We can add a new chapter to the annals of divisive anti-cop rhetoric President Barack Obama has embraced over the past seven and a half years. On Monday, just one day after three cops were ambushed and killed in Baton Rouge, Louisiana, the president suggested that if cops “admit there’s a problem’ then they will be “a lot safer.”
The president’s remarks came during a press conference alongside the President of Spain.
“If police organizations and departments acknowledge that there’s a problem and there’s an issue, then that, too, is going to contribute to real solutions,” Obama said. “And, as I said yesterday, that is what’s going to ultimately help make the job of being a cop a lot safer.” Eight cops have been killed in anti-police attacks in the past 10 days, including five officers in Dallas, Texas.
The president also took the opportunity to praise Black Lives Matter; the group cited by Dallas cop-killer Micah Johnson as part of his inspiration. In his statement, he comparing the group to abolitionists and advocates of women’s suffrage.

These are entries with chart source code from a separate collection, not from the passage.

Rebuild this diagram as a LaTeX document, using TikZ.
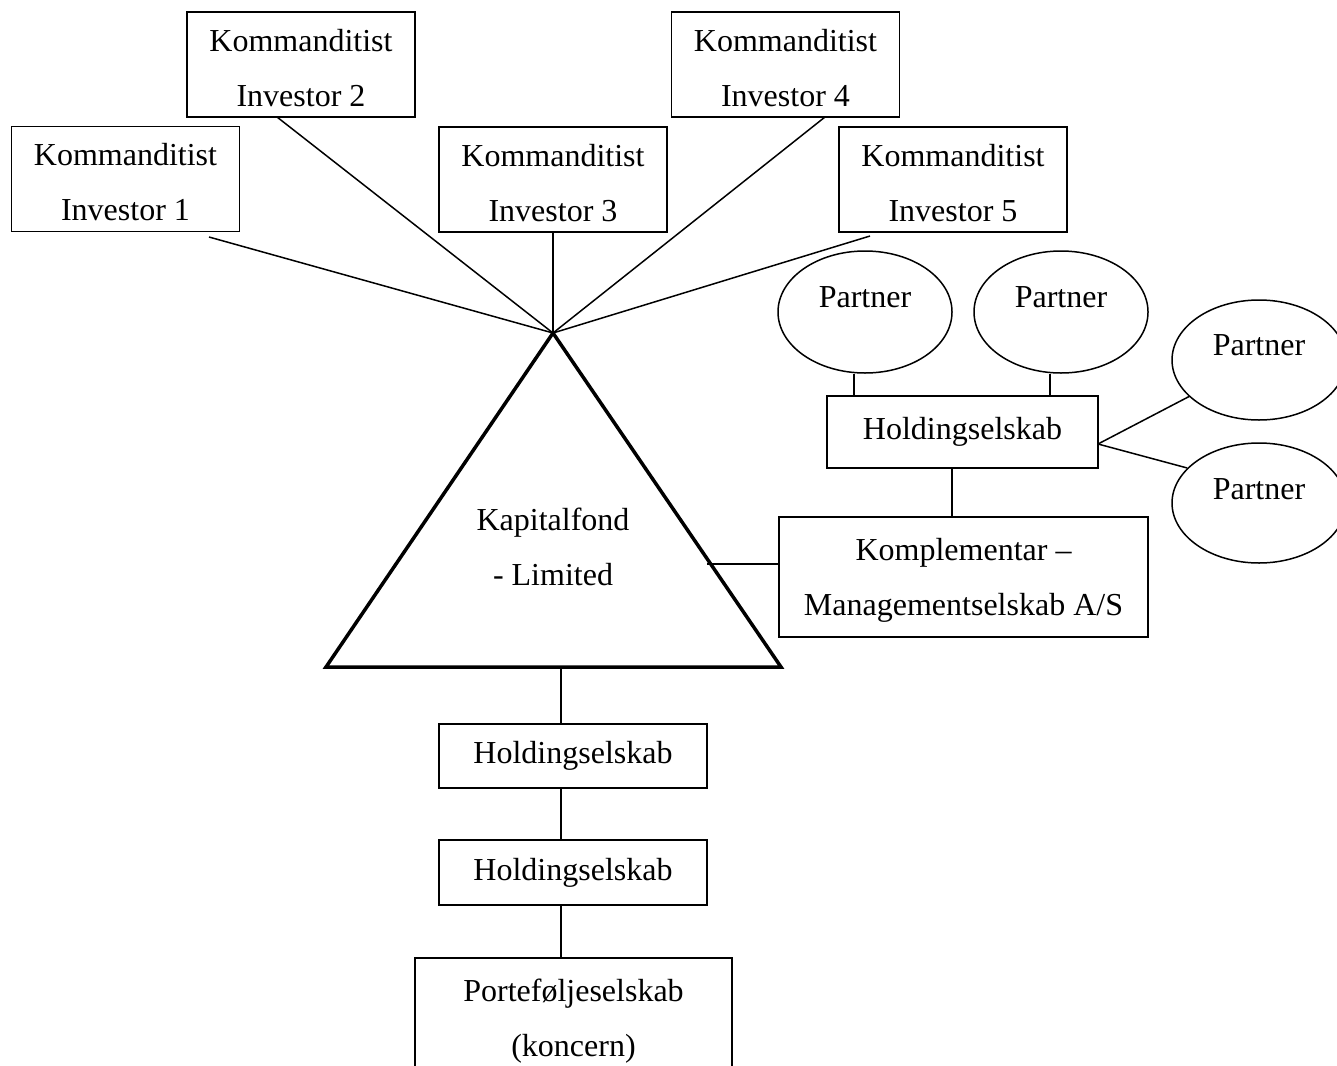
\documentclass[tikz,border=0pt]{standalone}
\usepackage{fontspec}
\setmainfont{Liberation Serif}
\usetikzlibrary{shapes.geometric}
\newcommand\diafs{\fontsize{32}{55}\selectfont}
\newcommand\toppad{\rule{0pt}{29pt}}
\tikzset{
  box/.style={draw, line width=1.5pt, inner sep=0pt, align=center, font=\diafs},
  ell/.style={draw, ellipse, line width=1.5pt, inner sep=0pt, minimum width=174pt},
  lbl/.style={inner sep=0pt, align=center, font=\diafs},
  conn/.style={line width=1.5pt},
  tri/.style={line width=3.5pt, line join=miter}
}
\begin{document}
\begin{tikzpicture}[x=1pt, y=-1pt]
\useasboundingbox (0,0) rectangle (1337,1065);
% investors
\node[box, minimum width=228pt, minimum height=105pt] (inv1) at (125.5,179) {\toppad Kommanditist\\Investor 1};
\node[box, minimum width=228pt, minimum height=105pt] (inv2) at (301,64.5) {\toppad Kommanditist\\Investor 2};
\node[box, minimum width=228pt, minimum height=105pt] (inv3) at (553,179.5) {\toppad Kommanditist\\Investor 3};
\node[box, minimum width=228pt, minimum height=105pt] (inv4) at (785.5,64.5) {\toppad Kommanditist\\Investor 4};
\node[box, minimum width=228pt, minimum height=105pt] (inv5) at (953,179.5) {\toppad Kommanditist\\Investor 5};
% triangle
\coordinate (apex) at (553,333);
\coordinate (tl) at (326,667);
\coordinate (tr) at (781,667);
\draw[tri] (apex) -- (tl) -- (tr) -- cycle;
\node[lbl] (kap) at (553,547) {Kapitalfond\\- Limited};
% investor connectors
\coordinate (s1) at (209,237);
\coordinate (s2) at (277,117);
\coordinate (s4) at (825,117);
\coordinate (s5) at (870,236);
\draw[conn] (s1) -- (apex);
\draw[conn] (s2) -- (apex);
\draw[conn] (inv3.south) -- (apex);
\draw[conn] (s4) -- (apex);
\draw[conn] (s5) -- (apex);
% right cluster
\node[ell, minimum height=122pt] (p1) at (865,312) {};
\node[ell, minimum height=122pt] (p2) at (1061,312) {};
\node[ell, minimum height=120pt] (p3) at (1259,360) {};
\node[ell, minimum height=120pt] (p4) at (1259,503) {};
\node[lbl] (p1t) at (865,297) {Partner};
\node[lbl] (p2t) at (1061,297) {Partner};
\node[lbl] (p3t) at (1259,345) {Partner};
\node[lbl] (p4t) at (1259,489) {Partner};
\node[box, minimum width=271pt, minimum height=72pt] (hr) at (962.5,432) {Holdingselskab};
\node[box, minimum width=369pt, minimum height=120pt] (komp) at (963.5,577) {\toppad Komplementar --\\Managementselskab A/S};
\draw[conn] ([xshift=-11pt]p1.south) -- ([xshift=-11pt]p1.south |- hr.north);
\draw[conn] ([xshift=-11pt]p2.south) -- ([xshift=-11pt]p2.south |- hr.north);
\coordinate (hre) at (1098,444);
\draw[conn] (hre) -- (p3);
\draw[conn] (hre) -- (p4.154);
\draw[conn] (hr.south -| 952,0) -- (komp.north -| 952,0);
\coordinate (tk) at (707,564);
\draw[conn] (tk) -- (tk -| komp.west);
% bottom chain
\node[box, minimum width=268pt, minimum height=64pt] (hb1) at (573,756) {Holdingselskab};
\node[box, minimum width=268pt, minimum height=65pt] (hb2) at (573,872.5) {Holdingselskab};
\node[box, minimum width=317pt, minimum height=120pt] (pf) at (573.5,1018) {\toppad Porteføljeselskab\\(koncern)};
\coordinate (tb) at (561,667);
\draw[conn] (tb) -- (tb |- hb1.north);
\draw[conn] (tb |- hb1.south) -- (tb |- hb2.north);
\draw[conn] (tb |- hb2.south) -- (tb |- pf.north);
\end{tikzpicture}
\end{document}
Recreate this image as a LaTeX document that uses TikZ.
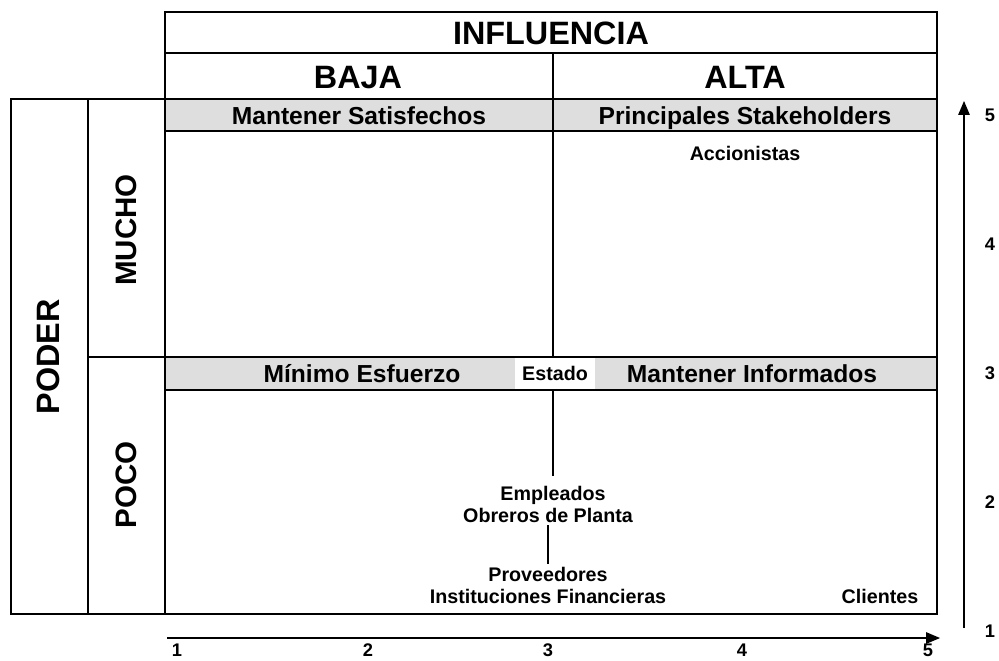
\documentclass[tikz,border=0pt]{standalone}
\usepackage{fontspec}
\setmainfont{Liberation Sans}
\usetikzlibrary{arrows,positioning}

\begin{document}
\begin{tikzpicture}[x=0.025cm,y=-0.025cm,>=triangle 45,line width=2pt,
  head/.style={font=\fontsize{23}{26}\selectfont\bfseries, anchor=base},
  side/.style={font=\fontsize{21}{24}\selectfont\bfseries, rotate=90},
  title/.style={font=\fontsize{17.5}{20}\selectfont\bfseries, anchor=base},
  who/.style={font=\fontsize{14}{16}\selectfont\bfseries, inner sep=1pt, anchor=base},
  num/.style={font=\fontsize{13}{15}\selectfont\bfseries, inner sep=1pt},
  band/.style={fill=black!13},
  axis/.style={line width=1.3pt}]
  \useasboundingbox (0,0) rectangle (999,660);

  % shaded bands
  \fill[band] (165,99) rectangle (937,131);
  \fill[band] (165,357) rectangle (937,390);

  % frame
  \draw (165,12) rectangle (937,99);
  \draw (165,53) -- (937,53);
  \draw (11,99) rectangle (937,614);
  \draw (88,99) -- (88,614);
  \draw (165,99) -- (165,614);
  \draw (165,131) -- (937,131);
  \draw (88,357) -- (937,357);
  \draw (165,390) -- (937,390);

  \node (infl)  [head] at (551,44) {INFLUENCIA};
  \node (baja)  [head] at (358,88) {BAJA};
  \node (alta)  [head] at (745,88) {ALTA};
  \node (poder) [head, anchor=center, rotate=90] at (48,357) {PODER};
  \node (mucho) [side] at (126,230) {MUCHO};
  \node (poco)  [side] at (126,485) {POCO};

  \node (satis)      [title] at (359,124) {Mantener Satisfechos};
  \node (princ)      [title] at (745,124) {Principales Stakeholders};
  \node (minimo)     [title] at (362,382) {Mínimo Esfuerzo};
  \node (informados) [title] at (752,382) {Mantener Informados};
  \node (estado) [who, anchor=center, fill=white, inner xsep=5pt, minimum height=31*0.025cm] at (555,373) {Estado};

  \node (accion)   [who] at (745,160) {Accionistas};
  \node (emple)    [who] at (553,500) {Empleados};
  \node (obreros)  [who] at (548,522) {Obreros de Planta};
  \node (prov)     [who] at (548,581) {Proveedores};
  \node (inst)     [who] at (548,603) {Instituciones Financieras};
  \node (clientes) [who] at (880,603) {Clientes};

  % middle division
  \coordinate (mtop) at (553,53);
  \path (mtop)    edge (553,357)
        (553,390) edge [shorten >=5pt] (emple.north)
        (obreros) edge (prov);

  % axes
  \coordinate (xa) at (167,638);
  \coordinate (xb) at (940,638);
  \coordinate (ya) at (964,628);
  \coordinate (yb) at (964,101);
  \draw[axis,->] (xa) -- (xb);
  \draw[axis,->] (ya) -- (yb);
  \foreach \n/\x in {1/177,2/368,3/548,4/742,5/928}
    \node (x\n) [num] at (\x,650) {\n};
  \foreach \n in {1,...,5}
    \node (y\n) [num] at (990,{115+(5-\n)*129}) {\n};
\end{tikzpicture}
\end{document}
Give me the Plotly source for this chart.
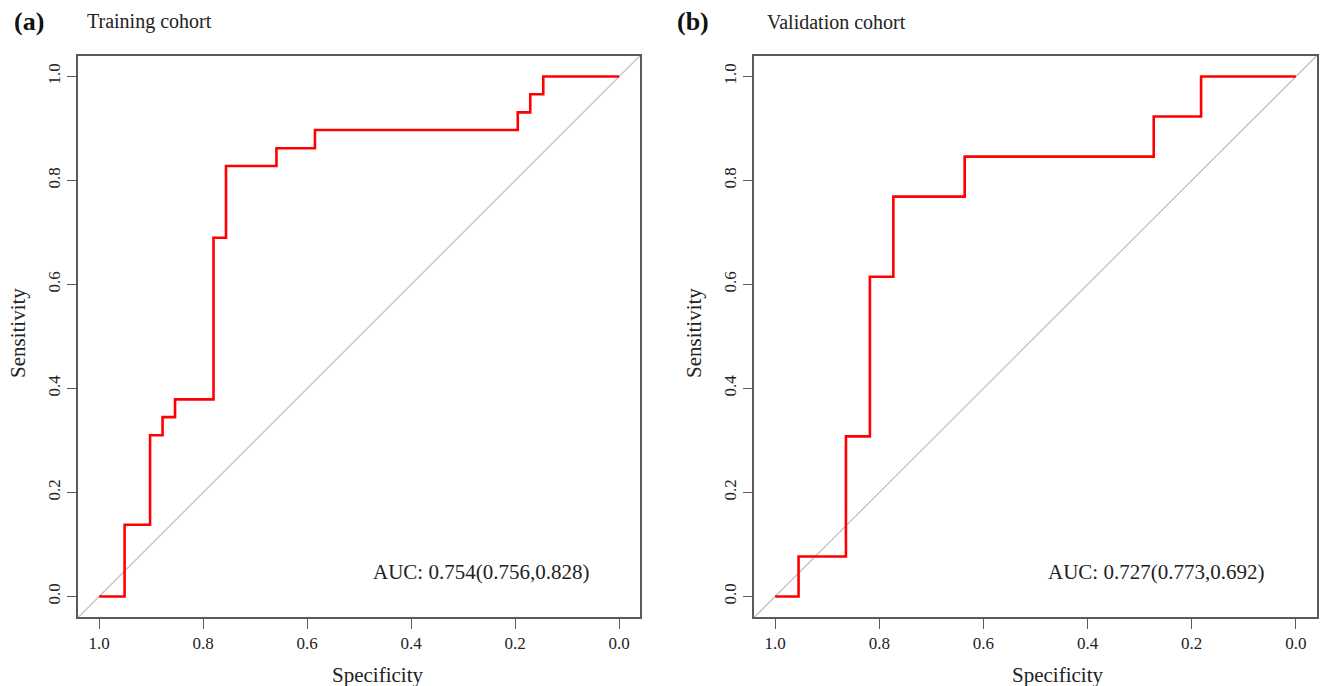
import plotly.graph_objects as go

# ---- data ----
train_spec = [1.0, 0.951, 0.902, 0.878, 0.854, 0.780, 0.756, 0.659, 0.585, 0.195, 0.171, 0.146, 0.0]
train_sens = [0.0, 0.138, 0.310, 0.345, 0.379, 0.690, 0.828, 0.862, 0.897, 0.931, 0.966, 1.0, 1.0]

valid_spec = [1.0, 0.955, 0.864, 0.818, 0.773, 0.636, 0.273, 0.182, 0.0]
valid_sens = [0.0, 0.077, 0.308, 0.615, 0.769, 0.846, 0.923, 1.0, 1.0]

tick_vals = [0.0, 0.2, 0.4, 0.6, 0.8, 1.0]
tick_text = ["0.0", "0.2", "0.4", "0.6", "0.8", "1.0"]

panel_tags = ["(a)", "(b)"]
panel_titles = ["Training cohort", "Validation cohort"]
auc_labels = ["AUC: 0.754(0.756,0.828)", "AUC: 0.727(0.773,0.692)"]

X_RANGE = [1.04, -0.04]
Y_RANGE = [-0.04, 1.04]

FONT = "Liberation Serif"
AXC = "#5a5a5a"

fig = go.Figure()

fig.add_trace(go.Scatter(x=train_spec, y=train_sens, mode="lines", line=dict(color="#ff0000", width=2.6, shape="hv"),
                         xaxis="x", yaxis="y", showlegend=False, hoverinfo="skip"))
fig.add_trace(go.Scatter(x=valid_spec, y=valid_sens, mode="lines", line=dict(color="#ff0000", width=2.6, shape="hv"),
                         xaxis="x2", yaxis="y2", showlegend=False, hoverinfo="skip"))

ax_common = dict(showgrid=False, zeroline=False, showline=True, linecolor=AXC, linewidth=1.5, mirror=True,
                 ticks="outside", ticklen=10, tickwidth=1.3, tickcolor=AXC,
                 tickvals=tick_vals, ticktext=tick_text,
                 tickfont=dict(family=FONT, size=17, color="#222"))

ydom = [1 - 617.3 / 686, 1 - 55.7 / 686]
fig.update_layout(
    width=1325, height=686,
    margin=dict(l=0, r=0, t=0, b=0),
    paper_bgcolor="white", plot_bgcolor="white",
    xaxis=dict(domain=[78.3 / 1325, 640 / 1325], range=X_RANGE, anchor="y", **ax_common),
    yaxis=dict(domain=ydom, range=Y_RANGE, anchor="x", tickangle=-90, **ax_common),
    xaxis2=dict(domain=[754.3 / 1325, 1316.7 / 1325], range=X_RANGE, anchor="y2", **ax_common),
    yaxis2=dict(domain=ydom, range=Y_RANGE, anchor="x2", tickangle=-90, **ax_common),
)

shapes = []
for xr, yr in [("x", "y"), ("x2", "y2")]:
    shapes.append(dict(type="line", xref=xr, yref=yr, x0=X_RANGE[0], y0=1 - X_RANGE[0],
                       x1=X_RANGE[1], y1=1 - X_RANGE[1], line=dict(color="#bdbdbd", width=1.2), layer="below"))
fig.update_layout(shapes=shapes)

ann = []
# panel tags and titles
tag_x = [12 / 1325, 675 / 1325]
title_x = [85 / 1325, 765 / 1325]
for i in range(2):
    ann.append(dict(text="<b>%s</b>" % panel_tags[i], xref="paper", yref="paper", x=tag_x[i], y=1 - 22 / 686,
                    xanchor="left", yanchor="middle", showarrow=False, font=dict(family=FONT, size=26, color="#111")))
    ann.append(dict(text=panel_titles[i], xref="paper", yref="paper", x=title_x[i], y=1 - 22 / 686,
                    xanchor="left", yanchor="middle", showarrow=False, font=dict(family=FONT, size=20, color="#222")))
# axis titles
spec_x = [377 / 1325, 1057 / 1325]
sens_x = [18 / 1325, 694 / 1325]
for i in range(2):
    ann.append(dict(text="Specificity", xref="paper", yref="paper", x=spec_x[i], y=1 - 675 / 686,
                    xanchor="center", yanchor="middle", showarrow=False, font=dict(family=FONT, size=21, color="#222")))
    ann.append(dict(text="Sensitivity", xref="paper", yref="paper", x=sens_x[i], y=1 - 333 / 686,
                    xanchor="center", yanchor="middle", textangle=-90, showarrow=False,
                    font=dict(family=FONT, size=21, color="#222")))
# AUC labels
auc_pos = [(0.265, 0.048, "x", "y"), (0.269, 0.048, "x2", "y2")]
for i, (ax, ay, xr, yr) in enumerate(auc_pos):
    ann.append(dict(text=auc_labels[i], xref=xr, yref=yr, x=ax, y=ay, xanchor="center", yanchor="middle",
                    showarrow=False, font=dict(family=FONT, size=21, color="#222")))
fig.update_layout(annotations=ann)

fig.write_html("out.html")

“The abolition movement was contentious. The effort for women to get the right to vote was contentious and messy,” the president said. “There were times when activists might have engaged in rhetoric that was overheated and occasionally counterproductive. But the point was to raise issues so that we, as a society, could grapple with it. The same was true with the Civil Rights Movement, the union movement, the environmental movement, the anti-war movement during Vietnam. And I think what you’re seeing now is part of that longstanding tradition.”